Read Job 22 and 23 at Bible Gateway.
Hebrew paragraph divisions
For the series of speeches from Job 3:2-28:10, the Hebrew paragraph divisions for each man’s speech are like the divisions in the Psalms that we studied in 2014. There is an understood {s} division at the end of each numbered line, with an {n} marking where a new line begins within a numbered line. There are no {n} division in the speeches from Job 22:1-23:17.

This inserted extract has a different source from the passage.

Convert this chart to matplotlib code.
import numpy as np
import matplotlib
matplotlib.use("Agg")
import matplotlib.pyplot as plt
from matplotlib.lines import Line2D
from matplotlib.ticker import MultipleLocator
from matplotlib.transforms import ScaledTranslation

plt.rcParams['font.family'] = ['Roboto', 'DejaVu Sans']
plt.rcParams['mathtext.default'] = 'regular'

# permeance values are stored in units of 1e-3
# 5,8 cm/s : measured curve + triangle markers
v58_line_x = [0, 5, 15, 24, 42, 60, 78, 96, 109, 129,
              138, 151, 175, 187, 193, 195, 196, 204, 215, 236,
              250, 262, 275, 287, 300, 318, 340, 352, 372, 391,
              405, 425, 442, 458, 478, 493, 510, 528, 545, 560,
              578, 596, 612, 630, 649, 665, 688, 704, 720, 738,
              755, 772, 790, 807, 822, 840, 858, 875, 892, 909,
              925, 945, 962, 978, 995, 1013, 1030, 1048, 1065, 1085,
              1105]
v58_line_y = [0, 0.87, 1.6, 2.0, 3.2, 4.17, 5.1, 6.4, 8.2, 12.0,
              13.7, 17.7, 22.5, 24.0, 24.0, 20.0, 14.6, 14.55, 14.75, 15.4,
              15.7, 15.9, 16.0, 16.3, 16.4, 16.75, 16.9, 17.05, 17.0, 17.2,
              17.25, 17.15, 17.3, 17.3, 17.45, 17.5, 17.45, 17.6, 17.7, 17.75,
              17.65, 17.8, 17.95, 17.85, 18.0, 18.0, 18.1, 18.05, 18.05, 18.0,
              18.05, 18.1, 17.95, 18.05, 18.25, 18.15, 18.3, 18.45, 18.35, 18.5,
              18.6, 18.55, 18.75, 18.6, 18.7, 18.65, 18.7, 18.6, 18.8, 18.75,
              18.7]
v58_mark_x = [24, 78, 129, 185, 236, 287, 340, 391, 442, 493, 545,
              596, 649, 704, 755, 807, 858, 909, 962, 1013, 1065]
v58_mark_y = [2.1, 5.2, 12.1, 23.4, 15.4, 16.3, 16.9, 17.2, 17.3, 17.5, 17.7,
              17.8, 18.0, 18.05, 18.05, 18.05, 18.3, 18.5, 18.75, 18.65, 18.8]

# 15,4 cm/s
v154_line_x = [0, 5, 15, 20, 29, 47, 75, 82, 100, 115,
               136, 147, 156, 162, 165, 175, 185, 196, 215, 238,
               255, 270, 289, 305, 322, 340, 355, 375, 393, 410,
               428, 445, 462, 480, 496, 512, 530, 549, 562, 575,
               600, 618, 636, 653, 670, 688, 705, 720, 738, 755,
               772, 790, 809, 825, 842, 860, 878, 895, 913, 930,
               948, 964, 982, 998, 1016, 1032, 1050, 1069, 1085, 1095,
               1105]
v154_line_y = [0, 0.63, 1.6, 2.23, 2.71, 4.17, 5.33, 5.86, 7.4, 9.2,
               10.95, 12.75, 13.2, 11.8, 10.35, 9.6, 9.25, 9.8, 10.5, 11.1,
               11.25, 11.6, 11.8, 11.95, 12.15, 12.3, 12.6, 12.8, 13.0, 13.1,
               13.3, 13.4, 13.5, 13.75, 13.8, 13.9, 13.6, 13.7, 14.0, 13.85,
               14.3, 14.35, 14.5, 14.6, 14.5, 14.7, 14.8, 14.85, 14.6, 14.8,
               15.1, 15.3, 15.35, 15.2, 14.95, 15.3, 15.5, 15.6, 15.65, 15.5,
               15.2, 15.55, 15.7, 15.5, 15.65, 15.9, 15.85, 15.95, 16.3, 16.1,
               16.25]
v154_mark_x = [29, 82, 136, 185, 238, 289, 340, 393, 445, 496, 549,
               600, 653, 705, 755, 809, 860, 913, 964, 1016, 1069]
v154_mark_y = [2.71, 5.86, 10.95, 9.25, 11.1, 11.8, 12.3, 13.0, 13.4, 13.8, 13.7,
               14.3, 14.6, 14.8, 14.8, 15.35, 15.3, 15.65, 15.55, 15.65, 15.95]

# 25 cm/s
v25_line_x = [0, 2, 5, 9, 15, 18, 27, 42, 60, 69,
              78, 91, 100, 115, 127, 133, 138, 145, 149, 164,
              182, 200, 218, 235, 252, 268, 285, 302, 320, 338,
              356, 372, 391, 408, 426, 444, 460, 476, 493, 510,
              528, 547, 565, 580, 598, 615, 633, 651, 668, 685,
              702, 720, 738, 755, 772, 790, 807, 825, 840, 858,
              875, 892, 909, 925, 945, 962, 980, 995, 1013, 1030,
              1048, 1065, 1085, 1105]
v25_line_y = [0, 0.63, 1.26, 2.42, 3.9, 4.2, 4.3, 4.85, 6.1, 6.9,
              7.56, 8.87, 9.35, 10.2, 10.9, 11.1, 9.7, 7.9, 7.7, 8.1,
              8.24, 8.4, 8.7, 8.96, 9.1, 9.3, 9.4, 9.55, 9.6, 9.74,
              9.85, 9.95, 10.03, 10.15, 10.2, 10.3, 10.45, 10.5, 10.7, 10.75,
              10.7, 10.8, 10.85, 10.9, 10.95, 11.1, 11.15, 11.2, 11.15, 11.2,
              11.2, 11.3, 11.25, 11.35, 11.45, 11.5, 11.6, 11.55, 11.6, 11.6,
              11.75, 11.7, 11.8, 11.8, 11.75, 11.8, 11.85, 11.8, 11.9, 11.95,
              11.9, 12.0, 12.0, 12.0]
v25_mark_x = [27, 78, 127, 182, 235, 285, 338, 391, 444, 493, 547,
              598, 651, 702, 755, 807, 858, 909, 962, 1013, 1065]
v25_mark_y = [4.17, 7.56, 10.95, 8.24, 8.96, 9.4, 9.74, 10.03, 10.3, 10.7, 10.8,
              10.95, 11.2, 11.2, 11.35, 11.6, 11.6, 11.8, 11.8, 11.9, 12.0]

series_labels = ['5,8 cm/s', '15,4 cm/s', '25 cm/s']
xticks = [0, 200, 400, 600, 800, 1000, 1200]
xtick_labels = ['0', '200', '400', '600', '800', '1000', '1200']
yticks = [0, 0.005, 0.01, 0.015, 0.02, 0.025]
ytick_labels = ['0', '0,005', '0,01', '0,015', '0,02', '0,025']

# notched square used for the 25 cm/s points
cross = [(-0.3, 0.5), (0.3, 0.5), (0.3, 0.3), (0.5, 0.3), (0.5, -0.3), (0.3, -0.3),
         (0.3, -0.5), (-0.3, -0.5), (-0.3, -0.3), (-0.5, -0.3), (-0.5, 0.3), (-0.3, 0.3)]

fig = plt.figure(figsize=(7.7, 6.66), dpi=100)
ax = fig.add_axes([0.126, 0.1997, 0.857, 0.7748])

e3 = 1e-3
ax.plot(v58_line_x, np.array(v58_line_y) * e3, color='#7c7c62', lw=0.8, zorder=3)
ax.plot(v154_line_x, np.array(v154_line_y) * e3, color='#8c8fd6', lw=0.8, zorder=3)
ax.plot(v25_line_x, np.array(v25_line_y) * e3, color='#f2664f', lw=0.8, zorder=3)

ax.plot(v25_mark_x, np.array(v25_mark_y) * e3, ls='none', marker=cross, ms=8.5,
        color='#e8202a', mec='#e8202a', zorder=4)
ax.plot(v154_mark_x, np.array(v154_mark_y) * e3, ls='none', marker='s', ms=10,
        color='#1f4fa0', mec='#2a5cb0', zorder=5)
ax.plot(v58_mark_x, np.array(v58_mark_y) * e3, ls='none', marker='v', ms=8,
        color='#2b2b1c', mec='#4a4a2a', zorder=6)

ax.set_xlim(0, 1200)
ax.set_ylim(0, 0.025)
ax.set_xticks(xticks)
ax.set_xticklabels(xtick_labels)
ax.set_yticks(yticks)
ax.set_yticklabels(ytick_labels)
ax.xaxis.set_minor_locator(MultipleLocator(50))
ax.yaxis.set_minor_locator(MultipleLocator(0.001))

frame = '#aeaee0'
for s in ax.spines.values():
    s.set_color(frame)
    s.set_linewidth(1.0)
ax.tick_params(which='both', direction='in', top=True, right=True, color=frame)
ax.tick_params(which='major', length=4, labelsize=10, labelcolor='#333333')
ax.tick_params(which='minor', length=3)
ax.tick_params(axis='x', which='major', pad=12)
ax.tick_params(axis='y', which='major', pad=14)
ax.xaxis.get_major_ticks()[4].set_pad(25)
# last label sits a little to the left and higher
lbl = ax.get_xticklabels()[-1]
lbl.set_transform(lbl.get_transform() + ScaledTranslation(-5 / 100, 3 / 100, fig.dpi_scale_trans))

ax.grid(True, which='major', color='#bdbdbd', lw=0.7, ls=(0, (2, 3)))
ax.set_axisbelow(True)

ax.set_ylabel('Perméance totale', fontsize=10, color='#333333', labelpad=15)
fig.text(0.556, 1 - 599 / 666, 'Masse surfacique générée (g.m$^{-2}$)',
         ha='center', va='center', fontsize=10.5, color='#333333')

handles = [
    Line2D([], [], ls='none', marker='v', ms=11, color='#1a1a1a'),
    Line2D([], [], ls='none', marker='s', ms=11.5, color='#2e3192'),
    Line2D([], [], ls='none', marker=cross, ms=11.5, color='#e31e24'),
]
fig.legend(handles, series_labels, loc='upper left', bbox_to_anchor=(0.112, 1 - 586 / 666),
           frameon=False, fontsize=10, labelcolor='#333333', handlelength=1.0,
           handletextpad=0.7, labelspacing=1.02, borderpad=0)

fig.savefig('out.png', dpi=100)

Eliphaz’s speech in Job 22 does not form a chiastic structure that I can see. However, we do begin to see references to the true early history of the earth:
Will you keep to the old way which wicked men have trod, who were cut down before their time, whose foundations were swept away by a flood? Job 22:15-16
Ah, this is why the insistence that the wicked will come to ruin is so persistent with the friends. They are recalling the time not so far distant from themselves, when it did happen just that way. Jesus said they were eating, drinking, and giving in marriage until the day the Flood came and took them all away, having no clue that anything was coming upon them (Mat 24:37-39). What they may not realize, that Job realized, was that the day of the Flood was the day of the Lord’s wrath. This day does not come in every generation, but once by flood, for the world that perished, and once by fire, for our world on a day yet to come. Two days, and two judgments, because by the history of the Flood, God is prophesying to the world of what will come, so that no one is without excuse. This is why educated fools in white coats make a mock of the day of the Flood: it is a mighty worldwide witness of the truth that speaks to every culture and society in every time.

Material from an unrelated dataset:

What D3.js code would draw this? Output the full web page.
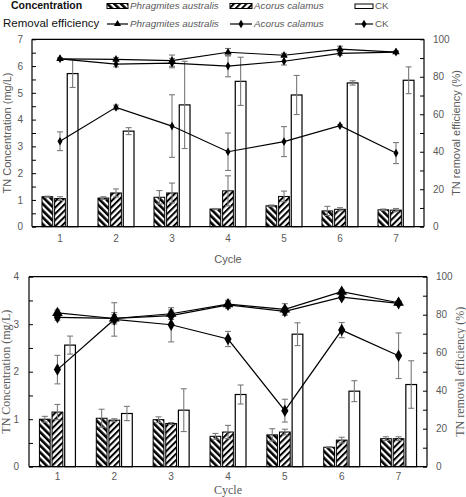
<!DOCTYPE html>
<html>
<head>
<meta charset="utf-8">
<script src="https://cdn.jsdelivr.net/npm/d3@7"></script>
<style>
  html, body { margin: 0; padding: 0; background: #fff; }
  svg { display: block; }
</style>
</head>
<body>
<svg id="chart" width="466" height="497"></svg>
<script>
// ---------- DATA ----------
const cycles = ["1", "2", "3", "4", "5", "6", "7"];
const seriesNames = ["Phragmites australis", "Acorus calamus", "CK"];

// Top panel – TN concentration (mg/L)
const topConcP = [1.12, 1.07, 1.10, 0.66, 0.78, 0.59, 0.63];
const topConcPErr = [0.02, 0.05, 0.25, 0.02, 0.03, 0.17, 0.03];
const topConcA = [1.05, 1.26, 1.26, 1.34, 1.13, 0.65, 0.62];
const topConcAErr = [0.07, 0.15, 0.37, 0.56, 0.20, 0.06, 0.06];
const topConcCK = [5.72, 3.57, 4.55, 5.43, 4.92, 5.37, 5.47];
const topConcCKErr = [0.52, 0.13, 1.63, 0.90, 0.73, 0.08, 0.50];
// Top panel – TN removal efficiency (%)
const topEffP = [89.6, 89.3, 88.6, 93.1, 91.5, 94.8, 93.2];
const topEffPErr = [0.5, 1.0, 3.0, 2.0, 1.0, 1.5, 0.5];
const topEffA = [89.6, 86.8, 87.3, 85.7, 88.3, 92.5, 93.2];
const topEffAErr = [0.5, 1.5, 2.5, 5.7, 2.0, 1.0, 0.5];
const topEffCK = [45.6, 63.7, 53.7, 40.0, 45.4, 53.9, 39.3];
const topEffCKErr = [5.0, 1.2, 16.7, 10.0, 8.0, 0.5, 5.6];

// Bottom panel – TN concentration (mg/L)
const botConcP = [1.00, 1.02, 0.99, 0.64, 0.67, 0.41, 0.59];
const botConcPErr = [0.06, 0.19, 0.06, 0.06, 0.13, 0.01, 0.04];
const botConcA = [1.15, 0.98, 0.91, 0.73, 0.73, 0.56, 0.59];
const botConcAErr = [0.16, 0.03, 0.02, 0.14, 0.06, 0.06, 0.04];
const botConcCK = [2.56, 1.12, 1.19, 1.52, 2.79, 1.59, 1.73];
const botConcCKErr = [0.19, 0.15, 0.45, 0.20, 0.24, 0.22, 0.50];
// Bottom panel – TN removal efficiency (%)
const botEffP = [81.0, 78.0, 80.5, 85.6, 82.8, 92.1, 86.3];
const botEffPErr = [1.5, 2.0, 2.0, 2.0, 3.0, 1.0, 1.0];
const botEffA = [78.6, 78.1, 79.5, 85.2, 81.8, 89.2, 86.0];
const botEffAErr = [1.5, 3.0, 2.0, 2.0, 2.0, 1.0, 1.0];
const botEffCK = [51.1, 77.5, 74.7, 67.2, 29.5, 71.9, 58.4];
const botEffCKErr = [7.5, 8.8, 9.0, 4.0, 6.0, 4.0, 12.0];

const topLeftTicks = d3.range(0, 7.01, 0.5);
const botLeftTicks = d3.range(0, 4.01, 0.5);
const rightTicks = d3.range(0, 100.1, 10);

// ---------- DRAWING ----------
const svg = d3.select("#chart");
const GRAY = "#595959";
const ERR = "#7a7a7a";
const SANS = "'Liberation Sans', Arial, sans-serif";
const SERIF = "'Liberation Serif', 'Times New Roman', serif";

const defs = svg.append("defs");
function stripe(id, angle, w, sw) {
  const p = defs.append("pattern").attr("id", id)
    .attr("patternUnits", "userSpaceOnUse").attr("width", w).attr("height", w)
    .attr("patternTransform", `rotate(${angle})`);
  p.append("rect").attr("width", w).attr("height", w).attr("fill", "#fff");
  p.append("rect").attr("x", 0).attr("y", 0).attr("width", sw).attr("height", w).attr("fill", "#000");
}
stripe("patP", -45, 4.8, 2.6);
stripe("patA", 45, 4.4, 2.0);
const fills = { "Phragmites australis": "url(#patP)", "Acorus calamus": "url(#patA)", "CK": "#fff" };

function panel(cfg) {
  const { left, right, top, bottom, yMax, leftTicks, conc, concErr, eff, effErr, serifTitles, mk, xPad, cycleY } = cfg;
  const g = svg.append("g");
  const x = d3.scaleBand().domain(cycles).range([left, right]).padding(0);
  const xi = d3.scaleBand().domain(seriesNames).range([-18, 18]).paddingInner(0.15);
  const y = d3.scaleLinear().domain([0, yMax]).range([bottom, top]);
  const y2 = d3.scaleLinear().domain([0, 100]).range([bottom, top]);
  const cx = c => x(c) + x.bandwidth() / 2;

  // bars
  seriesNames.forEach((s, si) => {
    g.append("g").selectAll("rect").data(cycles).join("rect")
      .attr("x", (c) => cx(c) + xi(s))
      .attr("width", xi.bandwidth())
      .attr("y", (c, i) => y(conc[si][i]))
      .attr("height", (c, i) => bottom - y(conc[si][i]))
      .attr("fill", fills[s]).attr("stroke", "#000").attr("stroke-width", s === "CK" ? 1.2 : 1);
  });
  // error bars helper
  function errBars(xs, ys, es, sc) {
    const eg = g.append("g").attr("stroke", ERR).attr("stroke-width", 1.1).attr("fill", "none");
    cycles.forEach((c, i) => {
      const xx = xs(c), y0 = sc(ys[i] - es[i]), y1 = sc(ys[i] + es[i]);
      eg.append("line").attr("x1", xx).attr("x2", xx).attr("y1", y0).attr("y2", y1);
      eg.append("line").attr("x1", xx - 3).attr("x2", xx + 3).attr("y1", y0).attr("y2", y0);
      eg.append("line").attr("x1", xx - 3).attr("x2", xx + 3).attr("y1", y1).attr("y2", y1);
    });
  }
  seriesNames.forEach((s, si) => {
    errBars(c => cx(c) + xi(s) + xi.bandwidth() / 2, conc[si], concErr[si], y);
  });
  seriesNames.forEach((s, si) => errBars(cx, eff[si], effErr[si], y2));

  // lines
  const line = d3.line().x((d, i) => cx(cycles[i])).y(d => y2(d));
  const symbols = [d3.symbolTriangle, d3.symbolDiamond, d3.symbolDiamond];
  [2, 1, 0].forEach(si => {
    g.append("path").datum(eff[si]).attr("d", line)
      .attr("fill", "none").attr("stroke", "#000").attr("stroke-width", 1.2);
    g.append("g").selectAll("path").data(eff[si]).join("path")
      .attr("transform", (d, i) => `translate(${cx(cycles[i])},${y2(d)})`)
      .attr("d", d3.symbol().type(symbols[si]).size(si === 0 ? mk * 1.1 : mk))
      .attr("fill", "#000");
  });

  // axes
  const axL = g.append("g").attr("transform", `translate(${left},0)`)
    .call(d3.axisLeft(y).tickValues(leftTicks).tickSize(-4).tickPadding(cfg.lPad)
      .tickFormat(d => Number.isInteger(d) ? d : ""));
  const axR = g.append("g").attr("transform", `translate(${right},0)`)
    .call(d3.axisRight(y2).tickValues(rightTicks).tickSize(-4).tickPadding(cfg.rPad)
      .tickFormat(d => d % 20 === 0 ? d : ""));
  const axB = g.append("g").attr("transform", `translate(0,${bottom})`)
    .call(d3.axisBottom(x).tickSize(0).tickPadding(xPad));
  [axL, axR, axB].forEach(a => {
    a.select(".domain").attr("stroke", "#000").attr("stroke-width", 1.2);
    a.selectAll(".tick line").attr("stroke", "#000");
    a.selectAll("text").attr("fill", GRAY).style("font-family", SANS).style("font-size", "10px");
  });
  axL.select(".domain").attr("d", `M0,${bottom}V${top}`);
  axR.select(".domain").attr("d", `M0,${bottom}V${top}`);
  axB.select(".domain").attr("d", `M${left},0H${right}`);
  g.append("line").attr("x1", left).attr("x2", right).attr("y1", top).attr("y2", top)
    .attr("stroke", "#000").attr("stroke-width", 1.2);

  // titles
  const tf = serifTitles ? SERIF : SANS;
  const ts = serifTitles ? "12px" : "11px";
  const mid = (top + bottom) / 2;
  g.append("text").attr("transform", `translate(${cfg.lTitleX},${mid}) rotate(-90)`)
    .attr("text-anchor", "middle").attr("dominant-baseline", "middle")
    .attr("fill", GRAY).style("font-family", tf).style("font-size", ts)
    .text("TN Concentration (mg/L)");
  g.append("text").attr("transform", `translate(${cfg.rTitleX},${mid}) rotate(-90)`)
    .attr("text-anchor", "middle").attr("dominant-baseline", "middle")
    .attr("fill", GRAY).style("font-family", tf).style("font-size", ts)
    .text("TN removal efficiency (%)");
  g.append("text").attr("x", (left + right) / 2).attr("y", cycleY)
    .attr("text-anchor", "middle").attr("dominant-baseline", "middle")
    .attr("fill", GRAY).style("font-family", tf).style("font-size", ts)
    .text("Cycle");
}

panel({
  left: 32, right: 424, top: 39.3, bottom: 226.7, yMax: 7, leftTicks: topLeftTicks,
  conc: [topConcP, topConcA, topConcCK], concErr: [topConcPErr, topConcAErr, topConcCKErr],
  eff: [topEffP, topEffA, topEffCK], effErr: [topEffPErr, topEffAErr, topEffCKErr],
  serifTitles: false, mk: 22, xPad: 8, lPad: 9, rPad: 9, cycleY: 260, lTitleX: 8, rTitleX: 457
});
panel({
  left: 29, right: 427, top: 276.7, bottom: 466.7, yMax: 4, leftTicks: botLeftTicks,
  conc: [botConcP, botConcA, botConcCK], concErr: [botConcPErr, botConcAErr, botConcCKErr],
  eff: [botEffP, botEffA, botEffCK], effErr: [botEffPErr, botEffAErr, botEffCKErr],
  serifTitles: true, mk: 45, xPad: 6, lPad: 10, rPad: 9, cycleY: 491.5, lTitleX: 7, rTitleX: 461
});

// ---------- LEGEND ----------
const lg = svg.append("g");
lg.append("text").attr("x", 11).attr("y", 6).attr("dominant-baseline", "middle")
  .style("font-family", SANS).style("font-size", "10.5px").style("font-weight", "bold")
  .attr("fill", "#111").text("Concentration");
lg.append("text").attr("x", 3).attr("y", 24).attr("dominant-baseline", "middle")
  .style("font-family", SANS).style("font-size", "11.5px")
  .attr("fill", "#111").text("Removal efficiency");
const legX = [107, 230, 355];
const legW = [21, 22, 18];
seriesNames.forEach((s, i) => {
  lg.append("rect").attr("x", legX[i]).attr("y", s === "CK" ? 4 : 3.5).attr("width", legW[i])
    .attr("height", s === "CK" ? 4.5 : 5).attr("fill", fills[s]).attr("stroke", "#000").attr("stroke-width", 1);
  lg.append("text").attr("x", legX[i] + legW[i] + 2).attr("y", 6).attr("dominant-baseline", "middle")
    .style("font-family", SANS).style("font-size", "9.8px").style("font-style", s === "CK" ? "normal" : "italic")
    .attr("fill", GRAY).text(s);
  lg.append("line").attr("x1", legX[i]).attr("x2", legX[i] + legW[i]).attr("y1", 24).attr("y2", 24)
    .attr("stroke", "#000").attr("stroke-width", 1.2);
  lg.append("path").attr("transform", `translate(${legX[i] + legW[i] / 2},24)`)
    .attr("d", d3.symbol().type(i === 0 ? d3.symbolTriangle : d3.symbolDiamond).size(22)).attr("fill", "#000");
  lg.append("text").attr("x", legX[i] + legW[i] + 2).attr("y", 24).attr("dominant-baseline", "middle")
    .style("font-family", SANS).style("font-size", "9.8px").style("font-style", s === "CK" ? "normal" : "italic")
    .attr("fill", GRAY).text(s);
});
</script>
</body>
</html>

And don’t believe them when they tell you that from the deep recesses of the past, until about 250 years ago when the light of reason dawned upon mankind, the childish adherents to religion and myth believed the earth was flat. From ancient days man has always known the earth was a sphere, but during the late Middle Ages only, when Bibles were scarce and not available to men, did such a belief exist among the ignorant:
And you say, ‘What does God know? Can He judge through the deep darkness? Thick clouds cover Him, so that He cannot see, and He walks above the circle of heaven.’ Job 22:13-14
Job 23:1-17 reverse parallelism, Job’s reply to Eliphaz:
1a) Job 23:1-9, Job’s challenge to God, to hear his case;
1b) Job 23:10-12, Job’s confidence in his innocence;
1c) Job 23:13-24:1, Job’s question: Why does God not maintain the security of the upright;
1d) Job 24:2-8, Those who prosper wrongly from the needy, forcing them to be destitute;
2d) Job 24:9-12a, Those who oppress widows and orphans, forcing them to hard labor while in want;
2c) Job 24:12b, Job’s question: Why does God not charge the wicked with wrong;
2b) Job 24:13-24, Job’s confidence in the outcome of the wicked;
2a) Job 24:25, Job’s challenge to his friends, to prove him wrong.